__Records supplied__.
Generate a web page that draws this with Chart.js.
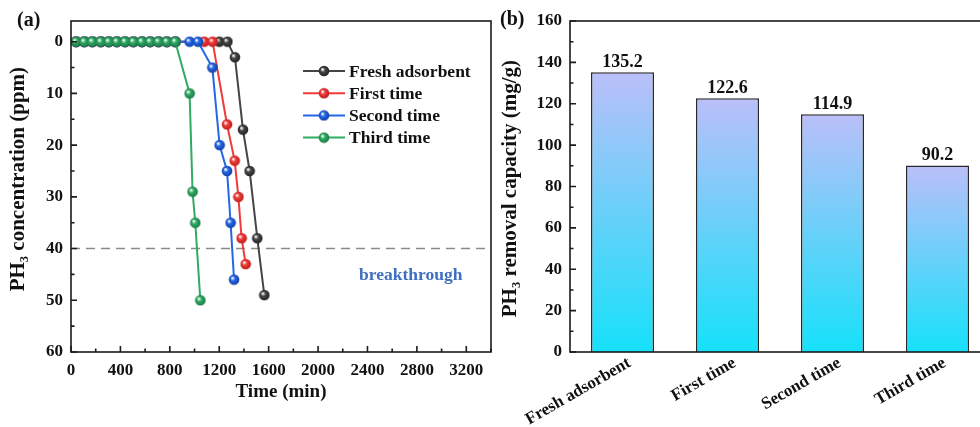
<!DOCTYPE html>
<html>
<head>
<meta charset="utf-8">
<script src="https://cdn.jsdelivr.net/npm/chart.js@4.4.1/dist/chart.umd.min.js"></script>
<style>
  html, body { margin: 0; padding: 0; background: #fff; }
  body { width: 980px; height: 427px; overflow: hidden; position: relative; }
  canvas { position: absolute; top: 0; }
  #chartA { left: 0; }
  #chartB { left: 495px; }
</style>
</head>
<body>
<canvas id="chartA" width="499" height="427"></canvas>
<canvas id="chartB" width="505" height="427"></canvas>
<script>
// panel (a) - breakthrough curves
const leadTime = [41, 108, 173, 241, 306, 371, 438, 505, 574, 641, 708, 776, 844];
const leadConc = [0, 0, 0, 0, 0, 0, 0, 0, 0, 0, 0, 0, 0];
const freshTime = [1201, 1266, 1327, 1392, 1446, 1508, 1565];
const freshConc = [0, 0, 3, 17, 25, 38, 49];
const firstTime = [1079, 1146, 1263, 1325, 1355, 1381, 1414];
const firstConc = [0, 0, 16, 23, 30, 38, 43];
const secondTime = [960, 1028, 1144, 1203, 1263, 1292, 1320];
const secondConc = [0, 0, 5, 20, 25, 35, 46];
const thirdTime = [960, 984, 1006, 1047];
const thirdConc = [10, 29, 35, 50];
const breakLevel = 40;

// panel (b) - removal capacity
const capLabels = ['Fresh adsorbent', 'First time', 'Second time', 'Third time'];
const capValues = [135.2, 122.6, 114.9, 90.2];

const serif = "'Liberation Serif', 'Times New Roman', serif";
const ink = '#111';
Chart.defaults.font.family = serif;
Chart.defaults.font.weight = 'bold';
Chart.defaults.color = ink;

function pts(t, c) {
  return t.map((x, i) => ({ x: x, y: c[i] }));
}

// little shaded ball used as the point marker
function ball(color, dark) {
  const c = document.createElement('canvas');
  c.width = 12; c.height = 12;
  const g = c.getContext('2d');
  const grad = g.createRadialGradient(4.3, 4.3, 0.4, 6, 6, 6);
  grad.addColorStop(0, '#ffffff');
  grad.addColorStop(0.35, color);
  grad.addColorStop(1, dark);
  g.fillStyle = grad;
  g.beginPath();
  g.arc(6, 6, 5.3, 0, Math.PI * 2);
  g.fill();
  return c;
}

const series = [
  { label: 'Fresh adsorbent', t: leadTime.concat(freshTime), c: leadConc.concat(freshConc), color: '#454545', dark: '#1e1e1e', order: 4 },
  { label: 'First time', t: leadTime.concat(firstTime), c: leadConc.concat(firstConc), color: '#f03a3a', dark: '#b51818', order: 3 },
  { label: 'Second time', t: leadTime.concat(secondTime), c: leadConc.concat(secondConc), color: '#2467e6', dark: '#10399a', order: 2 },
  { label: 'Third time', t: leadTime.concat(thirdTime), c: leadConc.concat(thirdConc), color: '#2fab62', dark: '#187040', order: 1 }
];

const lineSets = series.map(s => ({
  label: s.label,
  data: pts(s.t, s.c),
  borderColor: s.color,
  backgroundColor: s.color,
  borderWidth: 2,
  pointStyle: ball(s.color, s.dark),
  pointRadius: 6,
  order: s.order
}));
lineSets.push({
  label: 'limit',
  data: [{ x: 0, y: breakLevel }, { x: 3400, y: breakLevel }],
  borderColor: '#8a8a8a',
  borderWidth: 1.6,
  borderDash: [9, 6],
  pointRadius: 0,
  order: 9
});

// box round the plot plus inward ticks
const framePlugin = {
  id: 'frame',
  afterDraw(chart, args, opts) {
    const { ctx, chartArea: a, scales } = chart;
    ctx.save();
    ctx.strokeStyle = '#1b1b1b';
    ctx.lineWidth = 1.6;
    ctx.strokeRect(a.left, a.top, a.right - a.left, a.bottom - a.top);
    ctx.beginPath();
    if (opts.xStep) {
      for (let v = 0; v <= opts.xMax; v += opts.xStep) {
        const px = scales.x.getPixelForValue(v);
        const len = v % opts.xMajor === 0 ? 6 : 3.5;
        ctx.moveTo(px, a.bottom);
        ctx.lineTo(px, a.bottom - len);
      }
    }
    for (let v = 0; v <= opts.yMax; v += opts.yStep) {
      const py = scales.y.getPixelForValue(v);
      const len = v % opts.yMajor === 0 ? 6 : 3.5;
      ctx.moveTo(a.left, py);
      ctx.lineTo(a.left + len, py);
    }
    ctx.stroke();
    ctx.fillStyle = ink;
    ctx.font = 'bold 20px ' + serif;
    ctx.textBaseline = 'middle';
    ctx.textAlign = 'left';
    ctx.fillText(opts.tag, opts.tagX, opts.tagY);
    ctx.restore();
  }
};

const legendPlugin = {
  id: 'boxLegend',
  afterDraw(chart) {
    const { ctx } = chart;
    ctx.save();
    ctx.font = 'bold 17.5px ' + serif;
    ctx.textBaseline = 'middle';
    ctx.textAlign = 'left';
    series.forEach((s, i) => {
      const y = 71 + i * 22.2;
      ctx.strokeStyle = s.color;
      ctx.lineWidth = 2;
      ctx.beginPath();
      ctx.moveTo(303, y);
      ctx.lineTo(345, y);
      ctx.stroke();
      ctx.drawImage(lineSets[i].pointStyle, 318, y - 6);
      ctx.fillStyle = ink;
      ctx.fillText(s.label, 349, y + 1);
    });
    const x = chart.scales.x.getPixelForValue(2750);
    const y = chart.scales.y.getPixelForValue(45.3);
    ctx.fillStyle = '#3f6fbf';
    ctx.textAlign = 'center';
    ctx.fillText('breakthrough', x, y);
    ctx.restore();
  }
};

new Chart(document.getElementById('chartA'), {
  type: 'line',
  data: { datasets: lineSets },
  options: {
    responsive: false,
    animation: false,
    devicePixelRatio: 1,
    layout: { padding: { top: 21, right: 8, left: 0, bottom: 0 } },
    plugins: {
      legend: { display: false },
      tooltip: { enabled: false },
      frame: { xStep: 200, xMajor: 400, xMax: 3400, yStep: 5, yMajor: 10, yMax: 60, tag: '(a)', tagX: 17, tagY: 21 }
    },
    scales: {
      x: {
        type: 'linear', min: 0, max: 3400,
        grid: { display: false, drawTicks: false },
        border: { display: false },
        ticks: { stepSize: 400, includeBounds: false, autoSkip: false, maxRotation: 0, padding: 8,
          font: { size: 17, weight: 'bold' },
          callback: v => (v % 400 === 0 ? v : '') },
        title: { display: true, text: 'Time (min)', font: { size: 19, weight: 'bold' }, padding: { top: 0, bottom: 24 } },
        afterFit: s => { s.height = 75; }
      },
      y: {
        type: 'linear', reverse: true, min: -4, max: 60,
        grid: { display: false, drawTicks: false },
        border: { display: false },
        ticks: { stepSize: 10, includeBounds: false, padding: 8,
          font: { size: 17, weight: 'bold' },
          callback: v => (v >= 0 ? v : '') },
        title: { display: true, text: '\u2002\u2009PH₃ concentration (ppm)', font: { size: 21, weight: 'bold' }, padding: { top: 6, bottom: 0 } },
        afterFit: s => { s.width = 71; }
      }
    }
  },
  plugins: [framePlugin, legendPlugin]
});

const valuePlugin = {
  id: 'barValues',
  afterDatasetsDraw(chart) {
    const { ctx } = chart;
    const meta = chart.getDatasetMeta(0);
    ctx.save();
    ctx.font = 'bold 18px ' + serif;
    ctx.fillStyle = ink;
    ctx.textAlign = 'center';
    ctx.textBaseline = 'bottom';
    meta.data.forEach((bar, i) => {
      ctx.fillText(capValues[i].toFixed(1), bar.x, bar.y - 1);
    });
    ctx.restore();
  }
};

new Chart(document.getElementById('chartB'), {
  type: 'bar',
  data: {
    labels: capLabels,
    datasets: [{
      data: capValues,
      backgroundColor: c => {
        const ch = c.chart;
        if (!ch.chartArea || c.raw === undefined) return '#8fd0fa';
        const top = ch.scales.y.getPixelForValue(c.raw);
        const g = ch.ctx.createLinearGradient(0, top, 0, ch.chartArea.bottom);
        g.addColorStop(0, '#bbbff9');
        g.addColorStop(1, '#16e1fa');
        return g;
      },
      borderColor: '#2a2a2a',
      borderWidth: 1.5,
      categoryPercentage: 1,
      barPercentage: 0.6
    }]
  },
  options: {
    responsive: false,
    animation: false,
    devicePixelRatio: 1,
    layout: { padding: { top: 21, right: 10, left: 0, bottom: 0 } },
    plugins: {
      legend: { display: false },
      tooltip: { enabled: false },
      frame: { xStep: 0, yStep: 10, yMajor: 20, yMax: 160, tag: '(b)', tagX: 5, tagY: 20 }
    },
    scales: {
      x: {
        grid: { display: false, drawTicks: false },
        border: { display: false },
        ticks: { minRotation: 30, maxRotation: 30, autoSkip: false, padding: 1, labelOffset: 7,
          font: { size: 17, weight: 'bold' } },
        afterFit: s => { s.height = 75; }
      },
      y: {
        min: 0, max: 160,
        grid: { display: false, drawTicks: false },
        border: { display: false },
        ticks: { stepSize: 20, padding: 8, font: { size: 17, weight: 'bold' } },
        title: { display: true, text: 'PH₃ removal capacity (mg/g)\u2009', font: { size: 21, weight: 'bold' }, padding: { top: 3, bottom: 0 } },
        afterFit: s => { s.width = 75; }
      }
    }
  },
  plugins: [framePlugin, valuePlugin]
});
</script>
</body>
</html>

==

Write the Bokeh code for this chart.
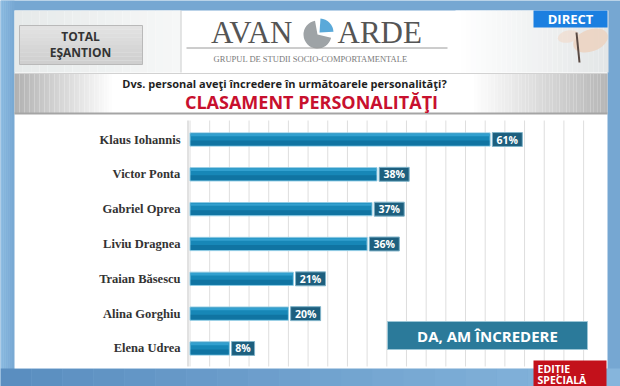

---

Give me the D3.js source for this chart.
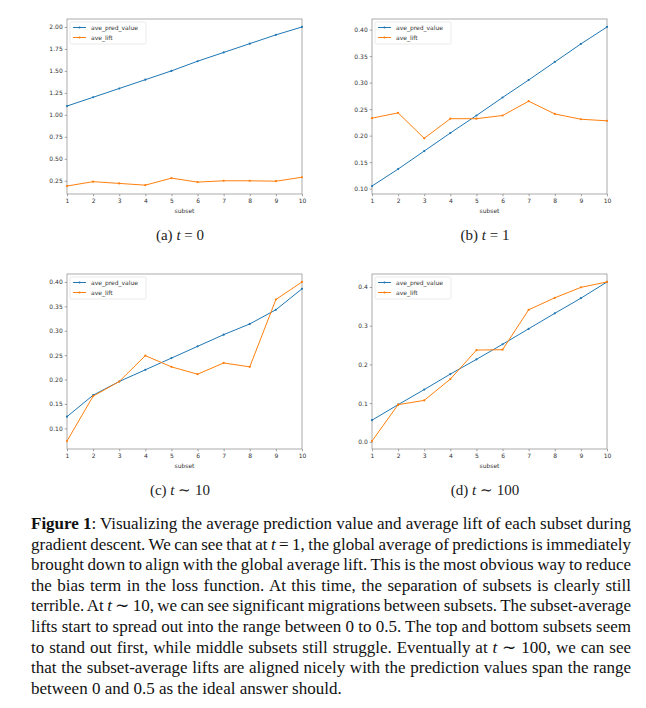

__Problem to work on__. In the listing above, find the line with "Generate a web" and the line with "const capValues = [135.2, 122.6, 114.9, 90.2];". Copy exactly those two and every line between, without the pictures.

__Answer to the exercise__.
Generate a web page that draws this with Chart.js.
<!DOCTYPE html>
<html>
<head>
<meta charset="utf-8">
<script src="https://cdn.jsdelivr.net/npm/chart.js@4.4.1/dist/chart.umd.min.js"></script>
<style>
  html, body { margin: 0; padding: 0; background: #fff; }
  body { width: 980px; height: 427px; overflow: hidden; position: relative; }
  canvas { position: absolute; top: 0; }
  #chartA { left: 0; }
  #chartB { left: 495px; }
</style>
</head>
<body>
<canvas id="chartA" width="499" height="427"></canvas>
<canvas id="chartB" width="505" height="427"></canvas>
<script>
// panel (a) - breakthrough curves
const leadTime = [41, 108, 173, 241, 306, 371, 438, 505, 574, 641, 708, 776, 844];
const leadConc = [0, 0, 0, 0, 0, 0, 0, 0, 0, 0, 0, 0, 0];
const freshTime = [1201, 1266, 1327, 1392, 1446, 1508, 1565];
const freshConc = [0, 0, 3, 17, 25, 38, 49];
const firstTime = [1079, 1146, 1263, 1325, 1355, 1381, 1414];
const firstConc = [0, 0, 16, 23, 30, 38, 43];
const secondTime = [960, 1028, 1144, 1203, 1263, 1292, 1320];
const secondConc = [0, 0, 5, 20, 25, 35, 46];
const thirdTime = [960, 984, 1006, 1047];
const thirdConc = [10, 29, 35, 50];
const breakLevel = 40;

// panel (b) - removal capacity
const capLabels = ['Fresh adsorbent', 'First time', 'Second time', 'Third time'];
const capValues = [135.2, 122.6, 114.9, 90.2];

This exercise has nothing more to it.